◆ Task ◆
Begin with the first line of the material and copy each line word for word through the line that contains "from bokeh.resources import INLINE"; the pictures are left out.

◆ Data segment ◆

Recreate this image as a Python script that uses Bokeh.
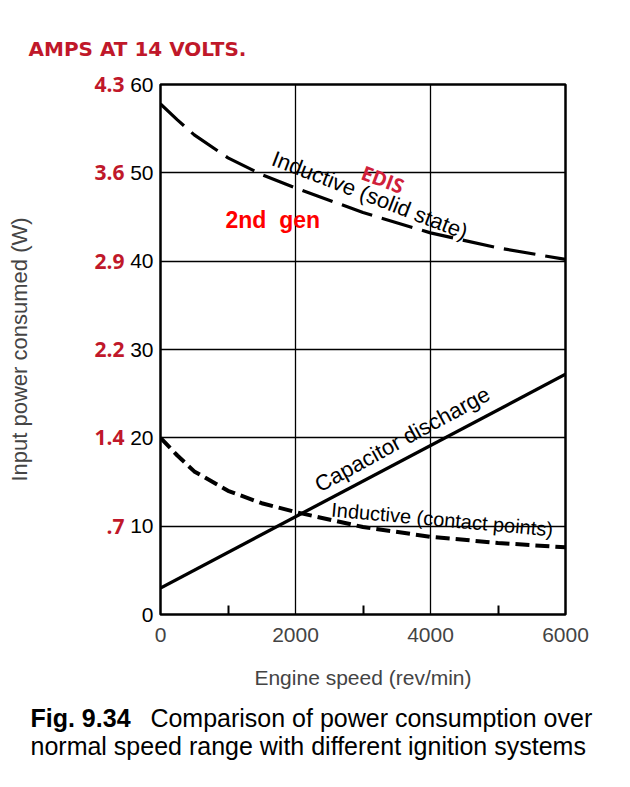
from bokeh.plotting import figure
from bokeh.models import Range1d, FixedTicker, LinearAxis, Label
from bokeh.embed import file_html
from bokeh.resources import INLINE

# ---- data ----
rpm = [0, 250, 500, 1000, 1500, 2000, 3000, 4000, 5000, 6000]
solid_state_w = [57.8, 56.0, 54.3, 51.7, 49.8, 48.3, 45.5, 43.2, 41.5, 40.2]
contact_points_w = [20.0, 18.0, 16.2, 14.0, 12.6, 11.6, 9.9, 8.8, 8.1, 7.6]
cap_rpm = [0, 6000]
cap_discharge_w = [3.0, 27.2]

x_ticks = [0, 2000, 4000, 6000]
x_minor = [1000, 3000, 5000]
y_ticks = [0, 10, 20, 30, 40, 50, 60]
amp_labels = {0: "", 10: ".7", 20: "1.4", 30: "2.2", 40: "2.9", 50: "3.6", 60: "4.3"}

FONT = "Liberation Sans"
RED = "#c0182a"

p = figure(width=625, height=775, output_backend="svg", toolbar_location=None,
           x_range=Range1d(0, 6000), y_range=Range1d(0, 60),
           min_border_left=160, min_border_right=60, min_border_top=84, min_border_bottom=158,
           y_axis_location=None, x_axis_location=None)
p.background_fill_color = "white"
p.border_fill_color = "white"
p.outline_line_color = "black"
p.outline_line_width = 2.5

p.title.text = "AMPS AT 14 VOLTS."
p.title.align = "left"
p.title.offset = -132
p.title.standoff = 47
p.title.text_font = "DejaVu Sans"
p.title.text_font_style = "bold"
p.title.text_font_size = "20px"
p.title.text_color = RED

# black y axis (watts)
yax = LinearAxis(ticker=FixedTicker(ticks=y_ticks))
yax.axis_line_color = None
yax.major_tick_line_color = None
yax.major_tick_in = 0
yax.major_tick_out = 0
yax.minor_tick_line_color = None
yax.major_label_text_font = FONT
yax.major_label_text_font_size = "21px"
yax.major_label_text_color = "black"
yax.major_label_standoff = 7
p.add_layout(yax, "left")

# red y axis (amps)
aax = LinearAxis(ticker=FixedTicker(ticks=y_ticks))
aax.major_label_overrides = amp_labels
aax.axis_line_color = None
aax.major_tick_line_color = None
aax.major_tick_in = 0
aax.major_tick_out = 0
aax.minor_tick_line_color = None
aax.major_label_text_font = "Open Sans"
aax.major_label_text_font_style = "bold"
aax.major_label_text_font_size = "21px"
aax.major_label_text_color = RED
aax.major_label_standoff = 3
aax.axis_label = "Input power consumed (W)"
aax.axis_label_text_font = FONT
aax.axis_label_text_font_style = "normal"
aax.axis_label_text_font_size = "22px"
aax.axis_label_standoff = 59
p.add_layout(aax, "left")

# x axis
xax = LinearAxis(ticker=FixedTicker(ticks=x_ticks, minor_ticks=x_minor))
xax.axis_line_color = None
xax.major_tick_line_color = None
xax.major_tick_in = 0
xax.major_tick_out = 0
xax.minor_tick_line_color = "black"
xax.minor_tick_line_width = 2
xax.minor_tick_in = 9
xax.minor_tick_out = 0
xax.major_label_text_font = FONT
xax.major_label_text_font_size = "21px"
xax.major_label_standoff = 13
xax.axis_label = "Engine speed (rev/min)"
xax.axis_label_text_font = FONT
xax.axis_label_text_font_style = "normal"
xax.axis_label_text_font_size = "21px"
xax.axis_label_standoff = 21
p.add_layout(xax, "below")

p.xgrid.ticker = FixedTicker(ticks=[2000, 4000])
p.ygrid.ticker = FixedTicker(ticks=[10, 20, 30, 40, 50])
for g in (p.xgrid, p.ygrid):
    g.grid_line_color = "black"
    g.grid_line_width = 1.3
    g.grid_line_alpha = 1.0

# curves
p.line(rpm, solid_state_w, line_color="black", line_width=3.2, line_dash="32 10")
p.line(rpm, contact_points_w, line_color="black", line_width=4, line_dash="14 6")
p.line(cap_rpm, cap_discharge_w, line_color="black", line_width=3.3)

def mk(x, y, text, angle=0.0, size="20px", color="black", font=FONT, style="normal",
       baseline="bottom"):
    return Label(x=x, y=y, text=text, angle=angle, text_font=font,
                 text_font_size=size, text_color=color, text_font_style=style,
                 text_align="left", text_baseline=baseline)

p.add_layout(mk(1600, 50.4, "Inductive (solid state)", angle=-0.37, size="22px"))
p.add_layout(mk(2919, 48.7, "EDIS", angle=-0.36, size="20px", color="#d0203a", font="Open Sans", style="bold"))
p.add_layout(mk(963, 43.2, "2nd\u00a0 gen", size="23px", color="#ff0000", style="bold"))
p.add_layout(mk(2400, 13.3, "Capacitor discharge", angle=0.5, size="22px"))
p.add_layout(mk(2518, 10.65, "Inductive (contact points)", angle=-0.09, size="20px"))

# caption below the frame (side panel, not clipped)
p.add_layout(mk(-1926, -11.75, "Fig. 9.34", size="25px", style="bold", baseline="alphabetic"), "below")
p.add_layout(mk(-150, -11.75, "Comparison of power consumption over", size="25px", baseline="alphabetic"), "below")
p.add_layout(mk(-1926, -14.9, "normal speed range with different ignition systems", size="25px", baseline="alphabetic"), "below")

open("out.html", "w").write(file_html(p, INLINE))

◆ Worked solution ◆
Recreate this image as a Python script that uses Bokeh.
from bokeh.plotting import figure
from bokeh.models import Range1d, FixedTicker, LinearAxis, Label
from bokeh.embed import file_html
from bokeh.resources import INLINE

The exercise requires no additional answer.